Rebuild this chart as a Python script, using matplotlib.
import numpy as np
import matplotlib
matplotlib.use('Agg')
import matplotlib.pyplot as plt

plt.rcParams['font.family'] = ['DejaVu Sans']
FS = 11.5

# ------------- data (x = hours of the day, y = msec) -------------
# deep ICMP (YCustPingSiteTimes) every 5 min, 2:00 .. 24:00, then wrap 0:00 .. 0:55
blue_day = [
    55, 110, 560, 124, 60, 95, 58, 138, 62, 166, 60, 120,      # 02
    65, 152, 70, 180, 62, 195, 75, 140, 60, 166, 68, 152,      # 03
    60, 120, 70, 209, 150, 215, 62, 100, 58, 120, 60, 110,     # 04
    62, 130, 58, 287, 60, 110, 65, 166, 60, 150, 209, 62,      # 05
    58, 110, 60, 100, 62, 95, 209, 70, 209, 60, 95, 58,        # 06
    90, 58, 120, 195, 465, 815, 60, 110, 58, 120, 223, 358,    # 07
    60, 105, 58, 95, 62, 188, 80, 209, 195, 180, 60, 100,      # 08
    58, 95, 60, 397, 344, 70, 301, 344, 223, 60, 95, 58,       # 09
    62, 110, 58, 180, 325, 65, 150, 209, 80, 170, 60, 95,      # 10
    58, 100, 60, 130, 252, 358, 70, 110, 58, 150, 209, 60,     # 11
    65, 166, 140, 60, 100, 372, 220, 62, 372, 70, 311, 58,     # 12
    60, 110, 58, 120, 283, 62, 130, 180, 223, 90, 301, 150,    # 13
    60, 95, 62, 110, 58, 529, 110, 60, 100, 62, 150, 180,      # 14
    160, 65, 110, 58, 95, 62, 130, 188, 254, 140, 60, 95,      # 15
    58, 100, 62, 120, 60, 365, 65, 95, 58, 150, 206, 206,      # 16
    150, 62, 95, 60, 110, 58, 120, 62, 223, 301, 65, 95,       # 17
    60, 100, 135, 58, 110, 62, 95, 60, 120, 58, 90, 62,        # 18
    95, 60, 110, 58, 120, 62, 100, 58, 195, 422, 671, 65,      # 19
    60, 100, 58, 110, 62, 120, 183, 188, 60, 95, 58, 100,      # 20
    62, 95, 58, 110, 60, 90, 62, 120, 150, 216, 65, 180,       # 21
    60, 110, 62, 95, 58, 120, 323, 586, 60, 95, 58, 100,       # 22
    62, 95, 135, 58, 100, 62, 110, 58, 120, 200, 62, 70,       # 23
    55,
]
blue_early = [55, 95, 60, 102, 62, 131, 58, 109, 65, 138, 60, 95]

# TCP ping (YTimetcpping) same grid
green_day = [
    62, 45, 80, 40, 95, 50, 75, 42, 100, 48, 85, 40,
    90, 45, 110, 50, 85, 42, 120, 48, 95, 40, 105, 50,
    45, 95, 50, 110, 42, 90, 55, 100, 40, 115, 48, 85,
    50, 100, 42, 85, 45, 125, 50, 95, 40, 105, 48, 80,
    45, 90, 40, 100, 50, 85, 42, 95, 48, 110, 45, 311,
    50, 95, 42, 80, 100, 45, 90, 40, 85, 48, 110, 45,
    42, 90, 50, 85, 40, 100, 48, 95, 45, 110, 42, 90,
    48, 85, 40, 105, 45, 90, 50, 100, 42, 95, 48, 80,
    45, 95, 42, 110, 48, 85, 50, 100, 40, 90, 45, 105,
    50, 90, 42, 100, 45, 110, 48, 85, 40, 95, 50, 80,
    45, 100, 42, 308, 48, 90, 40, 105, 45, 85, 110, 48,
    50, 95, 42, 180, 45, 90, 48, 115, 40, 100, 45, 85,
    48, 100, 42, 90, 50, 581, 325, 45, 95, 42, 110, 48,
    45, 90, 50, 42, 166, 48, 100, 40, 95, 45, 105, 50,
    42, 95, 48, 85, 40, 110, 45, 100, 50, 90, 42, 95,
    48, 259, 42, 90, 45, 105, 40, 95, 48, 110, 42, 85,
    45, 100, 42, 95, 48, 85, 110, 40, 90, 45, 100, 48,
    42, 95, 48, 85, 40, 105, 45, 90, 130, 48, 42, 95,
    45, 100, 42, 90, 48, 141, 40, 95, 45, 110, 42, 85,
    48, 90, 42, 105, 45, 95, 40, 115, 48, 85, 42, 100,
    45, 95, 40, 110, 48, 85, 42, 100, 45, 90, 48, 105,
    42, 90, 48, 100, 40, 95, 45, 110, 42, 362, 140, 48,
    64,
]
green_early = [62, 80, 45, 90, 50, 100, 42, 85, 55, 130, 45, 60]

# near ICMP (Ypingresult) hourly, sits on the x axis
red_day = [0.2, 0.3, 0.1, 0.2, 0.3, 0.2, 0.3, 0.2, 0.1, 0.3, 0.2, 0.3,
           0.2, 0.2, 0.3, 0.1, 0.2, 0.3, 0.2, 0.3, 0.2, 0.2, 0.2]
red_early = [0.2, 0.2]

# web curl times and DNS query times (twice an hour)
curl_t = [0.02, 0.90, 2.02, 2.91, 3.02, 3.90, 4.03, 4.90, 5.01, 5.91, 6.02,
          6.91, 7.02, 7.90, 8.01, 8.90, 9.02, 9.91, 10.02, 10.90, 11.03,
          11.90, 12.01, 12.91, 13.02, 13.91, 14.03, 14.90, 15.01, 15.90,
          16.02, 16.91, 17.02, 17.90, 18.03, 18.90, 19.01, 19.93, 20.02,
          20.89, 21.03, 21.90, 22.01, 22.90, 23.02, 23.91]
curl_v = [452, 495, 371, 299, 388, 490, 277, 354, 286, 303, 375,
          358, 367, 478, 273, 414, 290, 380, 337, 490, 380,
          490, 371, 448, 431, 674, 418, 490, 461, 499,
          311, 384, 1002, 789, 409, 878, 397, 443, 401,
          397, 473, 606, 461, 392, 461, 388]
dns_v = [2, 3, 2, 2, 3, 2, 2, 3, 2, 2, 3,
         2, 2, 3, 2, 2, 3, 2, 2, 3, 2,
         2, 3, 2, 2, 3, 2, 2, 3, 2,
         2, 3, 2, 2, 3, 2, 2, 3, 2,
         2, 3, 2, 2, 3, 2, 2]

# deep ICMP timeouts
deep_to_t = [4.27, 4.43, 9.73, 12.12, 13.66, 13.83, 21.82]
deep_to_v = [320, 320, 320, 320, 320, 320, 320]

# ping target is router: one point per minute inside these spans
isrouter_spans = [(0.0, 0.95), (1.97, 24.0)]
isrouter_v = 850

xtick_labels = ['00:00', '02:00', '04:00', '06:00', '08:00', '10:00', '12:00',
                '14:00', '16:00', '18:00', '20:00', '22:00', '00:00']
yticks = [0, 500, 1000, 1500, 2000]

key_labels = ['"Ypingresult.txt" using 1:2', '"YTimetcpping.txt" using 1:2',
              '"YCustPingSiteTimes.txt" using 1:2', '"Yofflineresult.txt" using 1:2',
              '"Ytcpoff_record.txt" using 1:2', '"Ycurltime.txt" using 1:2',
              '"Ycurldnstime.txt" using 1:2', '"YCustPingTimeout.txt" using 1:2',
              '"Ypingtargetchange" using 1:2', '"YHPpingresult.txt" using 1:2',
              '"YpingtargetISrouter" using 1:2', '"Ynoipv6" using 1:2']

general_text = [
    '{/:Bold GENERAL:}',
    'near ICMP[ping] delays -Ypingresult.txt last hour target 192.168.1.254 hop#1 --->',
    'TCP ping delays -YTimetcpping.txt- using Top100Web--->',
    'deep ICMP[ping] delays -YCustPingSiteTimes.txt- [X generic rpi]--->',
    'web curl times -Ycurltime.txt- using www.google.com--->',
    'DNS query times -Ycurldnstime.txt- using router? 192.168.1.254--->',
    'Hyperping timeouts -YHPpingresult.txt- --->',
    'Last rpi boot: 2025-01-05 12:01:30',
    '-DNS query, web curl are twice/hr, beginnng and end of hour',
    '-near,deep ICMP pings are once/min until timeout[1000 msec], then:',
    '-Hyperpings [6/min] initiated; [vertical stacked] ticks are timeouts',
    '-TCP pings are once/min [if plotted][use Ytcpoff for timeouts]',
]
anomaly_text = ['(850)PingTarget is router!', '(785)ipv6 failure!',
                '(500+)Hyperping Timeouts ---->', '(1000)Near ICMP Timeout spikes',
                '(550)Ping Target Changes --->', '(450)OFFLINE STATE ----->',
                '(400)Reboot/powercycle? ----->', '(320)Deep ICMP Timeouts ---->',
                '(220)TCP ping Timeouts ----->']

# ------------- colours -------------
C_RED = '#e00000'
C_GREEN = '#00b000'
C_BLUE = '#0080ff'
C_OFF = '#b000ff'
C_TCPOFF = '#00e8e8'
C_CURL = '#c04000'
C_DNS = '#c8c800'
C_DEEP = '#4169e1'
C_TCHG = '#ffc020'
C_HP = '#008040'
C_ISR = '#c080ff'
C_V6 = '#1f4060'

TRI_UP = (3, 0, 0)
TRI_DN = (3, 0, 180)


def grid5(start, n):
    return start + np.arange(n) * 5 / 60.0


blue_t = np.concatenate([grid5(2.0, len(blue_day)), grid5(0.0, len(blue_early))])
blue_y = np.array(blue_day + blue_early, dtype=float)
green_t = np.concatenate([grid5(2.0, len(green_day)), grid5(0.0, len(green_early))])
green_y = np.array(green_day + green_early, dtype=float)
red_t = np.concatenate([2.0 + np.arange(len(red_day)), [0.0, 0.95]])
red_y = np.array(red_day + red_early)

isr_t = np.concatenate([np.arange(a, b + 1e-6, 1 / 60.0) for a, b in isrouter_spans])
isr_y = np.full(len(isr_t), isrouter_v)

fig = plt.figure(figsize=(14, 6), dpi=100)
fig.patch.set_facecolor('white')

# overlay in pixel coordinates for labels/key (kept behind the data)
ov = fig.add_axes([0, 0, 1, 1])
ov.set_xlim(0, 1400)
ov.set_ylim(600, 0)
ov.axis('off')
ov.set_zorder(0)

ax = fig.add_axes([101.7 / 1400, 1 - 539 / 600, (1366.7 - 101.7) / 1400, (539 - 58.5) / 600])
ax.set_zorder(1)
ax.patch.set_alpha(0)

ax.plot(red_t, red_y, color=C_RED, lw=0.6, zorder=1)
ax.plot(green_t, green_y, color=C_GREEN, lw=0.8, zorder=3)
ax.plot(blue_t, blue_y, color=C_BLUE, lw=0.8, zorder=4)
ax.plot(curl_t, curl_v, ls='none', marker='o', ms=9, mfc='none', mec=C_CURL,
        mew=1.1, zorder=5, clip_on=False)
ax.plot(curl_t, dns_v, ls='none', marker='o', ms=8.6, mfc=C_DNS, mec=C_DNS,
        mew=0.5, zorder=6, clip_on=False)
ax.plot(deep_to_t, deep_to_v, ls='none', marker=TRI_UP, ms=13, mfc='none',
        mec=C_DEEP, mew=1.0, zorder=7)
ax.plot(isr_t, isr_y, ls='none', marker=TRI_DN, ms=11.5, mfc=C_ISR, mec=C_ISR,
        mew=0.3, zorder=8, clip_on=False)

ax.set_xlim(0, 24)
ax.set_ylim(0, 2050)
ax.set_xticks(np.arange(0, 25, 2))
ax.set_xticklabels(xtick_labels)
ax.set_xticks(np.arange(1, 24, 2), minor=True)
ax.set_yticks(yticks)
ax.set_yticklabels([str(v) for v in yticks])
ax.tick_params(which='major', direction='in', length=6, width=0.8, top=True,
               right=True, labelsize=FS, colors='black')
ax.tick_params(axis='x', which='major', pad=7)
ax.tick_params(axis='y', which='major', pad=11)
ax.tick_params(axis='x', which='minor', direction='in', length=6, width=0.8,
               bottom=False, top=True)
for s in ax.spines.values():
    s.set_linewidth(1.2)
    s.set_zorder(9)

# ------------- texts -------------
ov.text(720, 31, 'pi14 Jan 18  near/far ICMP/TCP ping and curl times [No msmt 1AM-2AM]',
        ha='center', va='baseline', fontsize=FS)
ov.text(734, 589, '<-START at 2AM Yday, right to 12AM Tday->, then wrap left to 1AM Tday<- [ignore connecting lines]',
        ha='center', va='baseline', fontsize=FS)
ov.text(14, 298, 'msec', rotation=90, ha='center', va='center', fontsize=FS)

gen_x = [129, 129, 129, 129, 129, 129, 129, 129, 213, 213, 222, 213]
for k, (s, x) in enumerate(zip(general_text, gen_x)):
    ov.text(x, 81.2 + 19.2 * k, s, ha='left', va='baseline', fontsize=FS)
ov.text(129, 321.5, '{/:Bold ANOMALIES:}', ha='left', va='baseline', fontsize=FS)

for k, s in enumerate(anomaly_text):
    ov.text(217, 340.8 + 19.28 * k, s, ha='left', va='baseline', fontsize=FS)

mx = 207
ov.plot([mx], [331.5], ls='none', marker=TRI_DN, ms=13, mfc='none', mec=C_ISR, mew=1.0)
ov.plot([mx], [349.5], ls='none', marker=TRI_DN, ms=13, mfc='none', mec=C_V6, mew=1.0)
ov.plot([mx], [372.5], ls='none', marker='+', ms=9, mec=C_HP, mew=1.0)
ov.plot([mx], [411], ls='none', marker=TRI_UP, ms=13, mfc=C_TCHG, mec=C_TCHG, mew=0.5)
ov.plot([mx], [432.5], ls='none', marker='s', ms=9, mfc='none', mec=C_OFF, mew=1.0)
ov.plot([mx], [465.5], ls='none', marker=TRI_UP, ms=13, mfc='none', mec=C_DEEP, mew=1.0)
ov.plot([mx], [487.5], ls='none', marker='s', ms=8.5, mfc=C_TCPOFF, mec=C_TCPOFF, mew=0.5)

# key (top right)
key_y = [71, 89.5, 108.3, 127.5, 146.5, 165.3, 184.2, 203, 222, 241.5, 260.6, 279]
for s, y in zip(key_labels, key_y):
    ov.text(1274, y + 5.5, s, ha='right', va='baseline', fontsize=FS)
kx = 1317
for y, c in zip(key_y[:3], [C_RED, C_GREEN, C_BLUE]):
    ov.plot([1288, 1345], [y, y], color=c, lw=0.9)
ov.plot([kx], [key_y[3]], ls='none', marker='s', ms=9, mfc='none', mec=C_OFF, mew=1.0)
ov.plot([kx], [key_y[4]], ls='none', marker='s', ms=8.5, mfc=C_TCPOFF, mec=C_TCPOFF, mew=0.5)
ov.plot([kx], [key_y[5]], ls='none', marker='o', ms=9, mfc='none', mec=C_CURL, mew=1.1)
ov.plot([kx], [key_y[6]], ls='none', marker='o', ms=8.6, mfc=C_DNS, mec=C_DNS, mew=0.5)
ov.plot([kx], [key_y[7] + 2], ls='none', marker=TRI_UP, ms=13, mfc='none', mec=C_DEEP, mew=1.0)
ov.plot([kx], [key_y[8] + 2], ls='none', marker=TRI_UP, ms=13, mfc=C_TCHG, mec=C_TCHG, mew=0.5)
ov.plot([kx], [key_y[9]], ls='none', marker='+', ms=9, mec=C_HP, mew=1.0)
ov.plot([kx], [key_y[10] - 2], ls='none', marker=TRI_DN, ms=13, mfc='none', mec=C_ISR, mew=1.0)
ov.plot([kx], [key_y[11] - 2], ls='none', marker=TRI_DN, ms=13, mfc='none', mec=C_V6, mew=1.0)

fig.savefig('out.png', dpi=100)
┄┄┄┄┄┄
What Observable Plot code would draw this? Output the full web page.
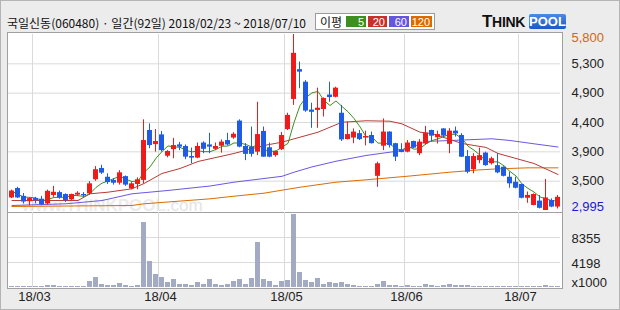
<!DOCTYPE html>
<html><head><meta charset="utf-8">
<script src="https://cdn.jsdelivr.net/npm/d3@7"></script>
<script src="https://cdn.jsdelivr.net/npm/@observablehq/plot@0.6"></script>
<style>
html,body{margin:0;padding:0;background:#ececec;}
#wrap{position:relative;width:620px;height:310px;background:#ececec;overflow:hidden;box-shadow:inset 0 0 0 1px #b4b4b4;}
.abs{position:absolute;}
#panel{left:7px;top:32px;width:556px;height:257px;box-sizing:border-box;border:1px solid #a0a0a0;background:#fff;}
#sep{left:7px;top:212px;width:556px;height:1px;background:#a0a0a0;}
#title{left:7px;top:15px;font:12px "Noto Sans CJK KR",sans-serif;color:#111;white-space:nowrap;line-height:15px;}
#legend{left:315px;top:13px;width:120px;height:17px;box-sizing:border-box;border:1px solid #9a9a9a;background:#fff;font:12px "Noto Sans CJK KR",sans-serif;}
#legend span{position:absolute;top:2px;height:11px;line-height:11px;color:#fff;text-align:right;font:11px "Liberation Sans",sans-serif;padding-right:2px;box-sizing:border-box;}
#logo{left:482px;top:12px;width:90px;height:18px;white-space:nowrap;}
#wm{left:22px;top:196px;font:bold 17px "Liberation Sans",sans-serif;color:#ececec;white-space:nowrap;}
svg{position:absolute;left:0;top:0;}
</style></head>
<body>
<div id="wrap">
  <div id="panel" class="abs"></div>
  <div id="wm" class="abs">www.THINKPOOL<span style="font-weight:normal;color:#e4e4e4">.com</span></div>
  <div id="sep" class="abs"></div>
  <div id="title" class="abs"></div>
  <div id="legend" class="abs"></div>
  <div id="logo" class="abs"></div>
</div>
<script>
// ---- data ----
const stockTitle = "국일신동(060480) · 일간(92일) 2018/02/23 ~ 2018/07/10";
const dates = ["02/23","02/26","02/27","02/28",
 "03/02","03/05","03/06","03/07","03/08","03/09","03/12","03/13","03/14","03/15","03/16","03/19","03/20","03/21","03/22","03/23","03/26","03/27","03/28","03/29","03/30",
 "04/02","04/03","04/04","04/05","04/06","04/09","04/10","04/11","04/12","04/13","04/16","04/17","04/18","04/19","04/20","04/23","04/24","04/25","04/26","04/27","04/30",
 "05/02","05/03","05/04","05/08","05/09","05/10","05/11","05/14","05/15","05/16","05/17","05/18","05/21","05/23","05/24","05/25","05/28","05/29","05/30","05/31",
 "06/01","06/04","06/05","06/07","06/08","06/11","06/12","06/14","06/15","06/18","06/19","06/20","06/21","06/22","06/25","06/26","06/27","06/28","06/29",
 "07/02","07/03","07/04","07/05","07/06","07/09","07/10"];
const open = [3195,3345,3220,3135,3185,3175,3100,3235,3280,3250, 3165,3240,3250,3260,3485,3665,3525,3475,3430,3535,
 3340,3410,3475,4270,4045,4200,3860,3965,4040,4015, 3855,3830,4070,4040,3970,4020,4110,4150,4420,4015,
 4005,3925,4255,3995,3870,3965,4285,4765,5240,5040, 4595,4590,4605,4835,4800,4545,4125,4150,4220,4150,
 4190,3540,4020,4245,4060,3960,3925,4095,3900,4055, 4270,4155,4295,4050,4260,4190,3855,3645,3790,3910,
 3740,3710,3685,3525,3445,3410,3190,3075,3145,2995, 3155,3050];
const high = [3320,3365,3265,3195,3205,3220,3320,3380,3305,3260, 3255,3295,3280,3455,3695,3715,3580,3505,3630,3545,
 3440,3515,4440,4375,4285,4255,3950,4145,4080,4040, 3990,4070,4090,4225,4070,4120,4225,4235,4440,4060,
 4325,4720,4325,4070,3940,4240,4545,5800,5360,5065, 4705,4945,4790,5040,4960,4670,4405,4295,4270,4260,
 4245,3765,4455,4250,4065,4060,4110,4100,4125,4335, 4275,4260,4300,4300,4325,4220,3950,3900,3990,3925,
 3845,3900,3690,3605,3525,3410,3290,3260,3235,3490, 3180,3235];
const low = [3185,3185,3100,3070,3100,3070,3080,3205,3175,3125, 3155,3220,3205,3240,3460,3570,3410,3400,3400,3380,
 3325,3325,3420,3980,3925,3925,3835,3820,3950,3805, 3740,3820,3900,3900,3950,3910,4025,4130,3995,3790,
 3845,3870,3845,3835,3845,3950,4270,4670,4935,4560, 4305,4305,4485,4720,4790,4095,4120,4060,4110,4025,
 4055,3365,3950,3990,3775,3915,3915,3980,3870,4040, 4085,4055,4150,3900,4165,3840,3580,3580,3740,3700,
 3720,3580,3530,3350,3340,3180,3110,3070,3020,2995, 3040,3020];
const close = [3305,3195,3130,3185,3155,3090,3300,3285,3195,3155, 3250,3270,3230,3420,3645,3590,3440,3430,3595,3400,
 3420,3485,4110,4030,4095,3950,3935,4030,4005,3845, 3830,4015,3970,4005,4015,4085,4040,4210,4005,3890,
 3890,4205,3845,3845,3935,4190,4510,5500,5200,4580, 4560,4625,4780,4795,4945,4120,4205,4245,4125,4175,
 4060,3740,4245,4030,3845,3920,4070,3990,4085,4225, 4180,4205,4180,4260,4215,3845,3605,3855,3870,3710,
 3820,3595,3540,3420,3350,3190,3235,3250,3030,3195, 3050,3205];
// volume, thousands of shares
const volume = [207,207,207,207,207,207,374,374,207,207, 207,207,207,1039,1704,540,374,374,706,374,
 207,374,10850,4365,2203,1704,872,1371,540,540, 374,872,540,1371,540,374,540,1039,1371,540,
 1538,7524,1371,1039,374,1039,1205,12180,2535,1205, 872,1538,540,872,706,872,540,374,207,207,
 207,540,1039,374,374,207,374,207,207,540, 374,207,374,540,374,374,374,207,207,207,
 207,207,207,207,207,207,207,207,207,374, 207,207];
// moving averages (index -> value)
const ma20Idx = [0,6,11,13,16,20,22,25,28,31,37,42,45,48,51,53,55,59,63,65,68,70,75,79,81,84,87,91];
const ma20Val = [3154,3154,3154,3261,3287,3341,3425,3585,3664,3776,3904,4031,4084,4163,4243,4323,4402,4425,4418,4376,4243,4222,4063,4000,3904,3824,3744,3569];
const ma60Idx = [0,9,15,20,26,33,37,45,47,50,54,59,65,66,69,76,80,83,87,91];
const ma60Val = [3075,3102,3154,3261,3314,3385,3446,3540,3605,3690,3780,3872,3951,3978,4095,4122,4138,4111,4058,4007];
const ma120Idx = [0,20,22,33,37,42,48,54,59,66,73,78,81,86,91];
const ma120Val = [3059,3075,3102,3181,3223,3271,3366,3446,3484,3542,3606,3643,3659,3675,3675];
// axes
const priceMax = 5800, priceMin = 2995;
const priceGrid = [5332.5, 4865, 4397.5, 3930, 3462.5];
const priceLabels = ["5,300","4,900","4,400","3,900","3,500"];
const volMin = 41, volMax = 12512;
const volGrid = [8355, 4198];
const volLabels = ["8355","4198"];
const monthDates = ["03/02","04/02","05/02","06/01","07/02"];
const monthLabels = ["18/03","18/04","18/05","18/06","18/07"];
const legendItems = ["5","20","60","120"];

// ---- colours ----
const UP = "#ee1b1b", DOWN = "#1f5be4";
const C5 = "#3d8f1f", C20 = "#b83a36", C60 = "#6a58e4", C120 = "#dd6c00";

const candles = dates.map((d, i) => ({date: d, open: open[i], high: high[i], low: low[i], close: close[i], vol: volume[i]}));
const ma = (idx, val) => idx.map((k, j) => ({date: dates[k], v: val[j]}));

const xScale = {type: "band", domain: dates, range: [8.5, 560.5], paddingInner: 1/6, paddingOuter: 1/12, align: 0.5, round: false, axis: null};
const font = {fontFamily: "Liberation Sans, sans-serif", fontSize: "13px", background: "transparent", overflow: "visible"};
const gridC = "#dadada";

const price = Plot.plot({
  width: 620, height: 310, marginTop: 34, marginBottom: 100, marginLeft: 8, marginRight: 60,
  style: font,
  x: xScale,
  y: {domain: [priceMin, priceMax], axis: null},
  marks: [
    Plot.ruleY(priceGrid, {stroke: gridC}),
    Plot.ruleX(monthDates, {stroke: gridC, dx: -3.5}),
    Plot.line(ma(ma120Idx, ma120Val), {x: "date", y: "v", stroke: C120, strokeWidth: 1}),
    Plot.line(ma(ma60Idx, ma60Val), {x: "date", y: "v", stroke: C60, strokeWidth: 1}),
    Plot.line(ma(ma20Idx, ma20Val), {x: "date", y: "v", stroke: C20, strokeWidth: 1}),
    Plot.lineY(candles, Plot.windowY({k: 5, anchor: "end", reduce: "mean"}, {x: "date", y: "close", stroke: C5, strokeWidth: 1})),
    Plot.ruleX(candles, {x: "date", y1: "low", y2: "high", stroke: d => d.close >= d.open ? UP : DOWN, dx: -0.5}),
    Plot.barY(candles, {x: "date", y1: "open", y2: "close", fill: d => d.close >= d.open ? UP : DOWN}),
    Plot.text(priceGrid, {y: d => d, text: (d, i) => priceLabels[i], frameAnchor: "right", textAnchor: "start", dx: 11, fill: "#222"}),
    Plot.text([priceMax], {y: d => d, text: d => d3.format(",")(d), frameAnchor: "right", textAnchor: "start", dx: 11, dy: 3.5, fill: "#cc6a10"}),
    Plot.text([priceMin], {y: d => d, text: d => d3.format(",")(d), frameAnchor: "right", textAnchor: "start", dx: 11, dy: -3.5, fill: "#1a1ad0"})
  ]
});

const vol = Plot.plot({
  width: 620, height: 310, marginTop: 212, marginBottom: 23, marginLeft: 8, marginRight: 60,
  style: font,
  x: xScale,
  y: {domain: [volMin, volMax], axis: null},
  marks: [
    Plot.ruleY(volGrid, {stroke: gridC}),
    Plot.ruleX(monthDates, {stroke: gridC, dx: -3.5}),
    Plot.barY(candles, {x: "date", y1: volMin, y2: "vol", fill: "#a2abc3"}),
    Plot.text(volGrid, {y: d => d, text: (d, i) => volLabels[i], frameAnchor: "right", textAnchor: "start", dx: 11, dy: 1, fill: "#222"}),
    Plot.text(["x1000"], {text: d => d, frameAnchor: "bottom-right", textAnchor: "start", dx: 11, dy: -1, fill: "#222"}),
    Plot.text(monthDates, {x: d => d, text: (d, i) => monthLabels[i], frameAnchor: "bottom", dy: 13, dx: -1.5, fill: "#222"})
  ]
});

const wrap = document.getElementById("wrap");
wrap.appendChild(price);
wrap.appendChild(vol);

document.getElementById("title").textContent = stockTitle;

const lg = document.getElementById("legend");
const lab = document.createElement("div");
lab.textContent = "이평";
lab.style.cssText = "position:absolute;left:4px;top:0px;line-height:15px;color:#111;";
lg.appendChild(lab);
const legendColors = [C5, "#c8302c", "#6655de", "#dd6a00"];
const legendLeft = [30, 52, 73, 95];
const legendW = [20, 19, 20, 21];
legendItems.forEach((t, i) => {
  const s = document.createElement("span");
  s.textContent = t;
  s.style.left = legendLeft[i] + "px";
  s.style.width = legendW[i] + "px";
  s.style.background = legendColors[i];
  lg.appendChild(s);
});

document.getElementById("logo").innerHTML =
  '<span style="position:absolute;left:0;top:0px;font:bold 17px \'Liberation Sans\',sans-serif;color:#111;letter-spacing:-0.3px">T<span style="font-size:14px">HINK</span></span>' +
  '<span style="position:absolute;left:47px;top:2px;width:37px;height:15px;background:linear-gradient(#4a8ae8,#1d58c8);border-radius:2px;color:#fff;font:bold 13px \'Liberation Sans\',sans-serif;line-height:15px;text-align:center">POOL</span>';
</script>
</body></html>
┄┄┄┄┄┄
What you will do - Return each line of the data that contains the string "this".

The response -
Rebuild this chart as a Python script, using matplotlib.
What Observable Plot code would draw this? Output the full web page.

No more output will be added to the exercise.